On Saturday, hundreds of people filled a large parking lot and a football field next to the London Islamic center, where a private ceremony was held, to join in a public remembrance around the family's four caskets, each covered with a Canadian flag.
"The very fact that their coffins are draped in the beautiful Canadian flag is a testimony of the fact that the entire Canadian nation stands with them," Pakistan's ambassador to Canada, Raza Bashir Tarar, told the crowd.
The ceremony, with brief remarks and prayers, was broadcast live on major Canadian networks.
"We are not alone in our grief," said Ali Islam, an uncle of Madiha Salman, one of the victims. He stressed that the outpouring of support "has been the first step towards finding a way to heal."
"We realized that our extended family was much larger than we could have ever imagined."
Another speaker at the event, Sajid Ali Mohamed, noted that the attack on the Muslim family has been described as terrorism, instead of being blamed on mental illness.
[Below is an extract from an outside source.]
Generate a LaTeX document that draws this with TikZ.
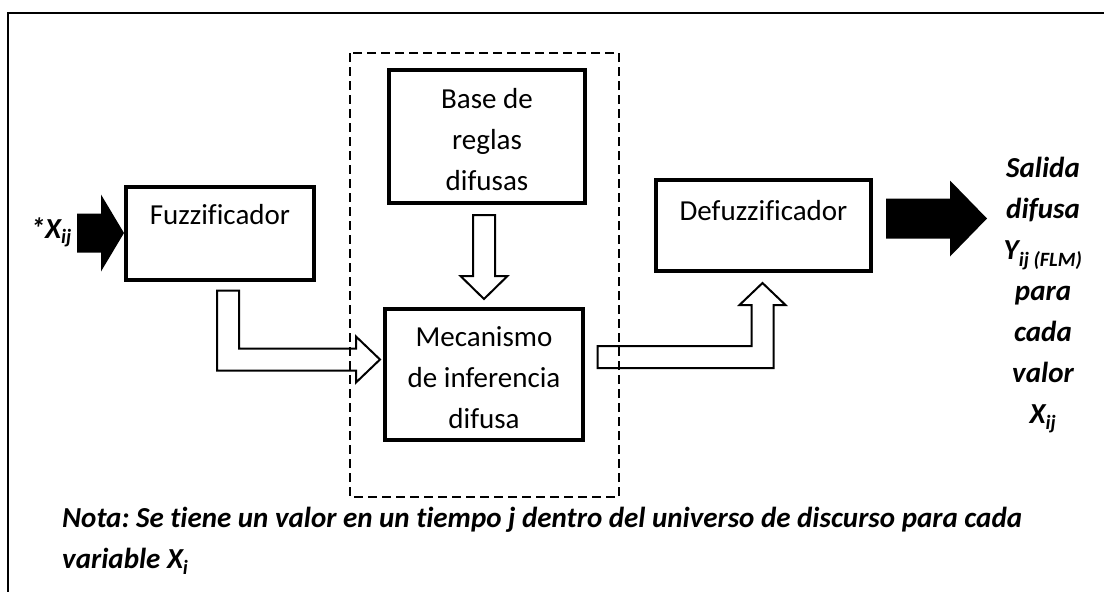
\documentclass[tikz,border=0pt]{standalone}
\usepackage{fontspec}
\setmainfont{Carlito}[Ligatures=NoCommon]
\usetikzlibrary{calc}
\frenchspacing

\begin{document}
\begin{tikzpicture}[x=1pt,y=1pt]
\tikzstyle{every node}+=[inner sep=0pt, font=\fontsize{29}{41}\selectfont]
\tikzstyle{blk}=[draw, line width=4pt, align=center]
\tikzstyle{hollow}=[draw, line width=2pt, fill=white]
\tikzstyle{bi}=[font=\fontsize{29}{41}\selectfont\bfseries\itshape]
\useasboundingbox (0,0) rectangle (1104,-592);
\draw [line width=2.5pt] (8,-13) rectangle (1130,-620);
\node [blk, minimum width=188pt, minimum height=93pt, text height=38pt, text depth=55pt] (fuzz) at (220,-233) {Fuzzificador};
\node [blk, minimum width=196pt, minimum height=133pt] (base) at (487,-136.5) {\rule{0pt}{27pt}Base de\\reglas\\difusas};
\node [blk, minimum width=198pt, minimum height=131pt] (mec) at (484,-374.5) {\rule{0pt}{27pt}Mecanismo\\de inferencia\\difusa};
\node [blk, minimum width=215pt, minimum height=91pt, text height=40pt, text depth=51pt] (defuzz) at (763.5,-225.5) {Defuzzificador};
\node [bi, anchor=base east] (xin) at (72,-238) {*X\textsubscript{ij}};
\node [bi, align=center] (salida) at (1043,-295) {Salida\\difusa\\Y\textsubscript{ij (FLM)}\\para\\cada\\valor\\X\textsubscript{ij}};
\node [bi, align=left, anchor=west] (nota) at (62,-541) {Nota: Se tiene un valor en un tiempo j dentro del universo de discurso para cada\\variable X\textsubscript{i}};
% flechas negras
\fill (fuzz.west) -- ++(-23,38.5) -- ++(0,-19) -- ++(-24,0) -- ++(0,-39) -- ++(24,0) -- ++(0,-19) -- cycle;
\coordinate (outtip) at ($(defuzz.east)+(114,7)$);
\fill (outtip) -- ++(-37,38) -- ++(0,-18) -- ++(-64,0) -- ++(0,-40) -- ++(64,0) -- ++(0,-18) -- cycle;
% flechas huecas
\draw [hollow] ($(mec.north)+(0,8)$) -- ++(-23.5,23) -- ++(12.5,0) -- ++(0,61) -- ++(22,0) -- ++(0,-61) -- ++(12.5,0) -- cycle;
\coordinate (fmtip) at ($(mec.west)+(-3,15)$);
\draw [hollow] (fmtip) -- ++(-24,23) -- ++(0,-12) -- ++(-117,0) -- ++(0,58) -- ++(-22,0) -- ++(0,-80) -- ++(139,0) -- ++(0,-12) -- cycle;
\coordinate (mdtip) at ($(defuzz.south)+(-1,-10)$);
\draw [hollow] (mdtip) -- ++(23,-22) -- ++(-12,0) -- ++(0,-63) -- ++(-176,0) -- ++(0,22) -- ++(154,0) -- ++(0,41) -- ++(-12,0) -- cycle;
% bloque punteado
\draw [line width=2pt, dash pattern=on 9pt off 5pt] (350,-53) rectangle (619,-497);
\end{tikzpicture}
\end{document}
"If it's not a turning point, at least it's a nudge in the right direction," he said.
The funeral cortege then headed to a cemetery -- as people lined the route in a show of solidarity -- for the private burial of Salman Afzaal, 46, his wife Madiha, 44, their daughter Yumna, 15 and Salman's mother Talat, 74.
Many people wore either green ribbons, in support of the Muslim community, or mauve ones, Yumna's favorite color.
The attack has badly shaken the Muslim community and other Canadians as well.
Numerous vigils and solemn commemorations have taken place across Canada in recent days.
On Friday, several thousand people joined in an ecumenical walk through the streets of London, which is home to some 30,000 Muslims.
Many bore posters reading "We are all human" or "Hate kills."
People also paid homage Friday in Quebec City, where a January 2017 mosque shooting claimed six lives.
The latest attack has fueled debate about the prevalence of Islamophobia in Canada and, within the Muslim community heightened fears that outward signs of religious affiliation can make a person a target.
In an interview with the CBC network, Pakistani Prime Minister Imran Khan said the attack had shocked people across Pakistan.
He called on the international community to take action against "hate websites which create hatred amongst human beings."
"Some international leaders, or leaders in the Western countries, actually don't understand this phenomenon," he added in excerpts of the interview released ahead of its broadcast on Sunday.
Twenty-year-old Nathaniel Veltman, who has no criminal record and no known link to any extremist group, has been charged in the attack with four counts of first-degree murder and one of attempted murder.
Police say the attack was planned and motivated by hatred, and have not ruled out adding terrorism-related charges.
Trudeau has promised to step up the fight against extremist groups.
Following the attack, Canadian deputies adopted a nonbinding resolution, introduced by the left-leaning New Democratic Party, calling for a national summit on Islamophobia this summer -- as many Canadian Muslim organizations have demanded.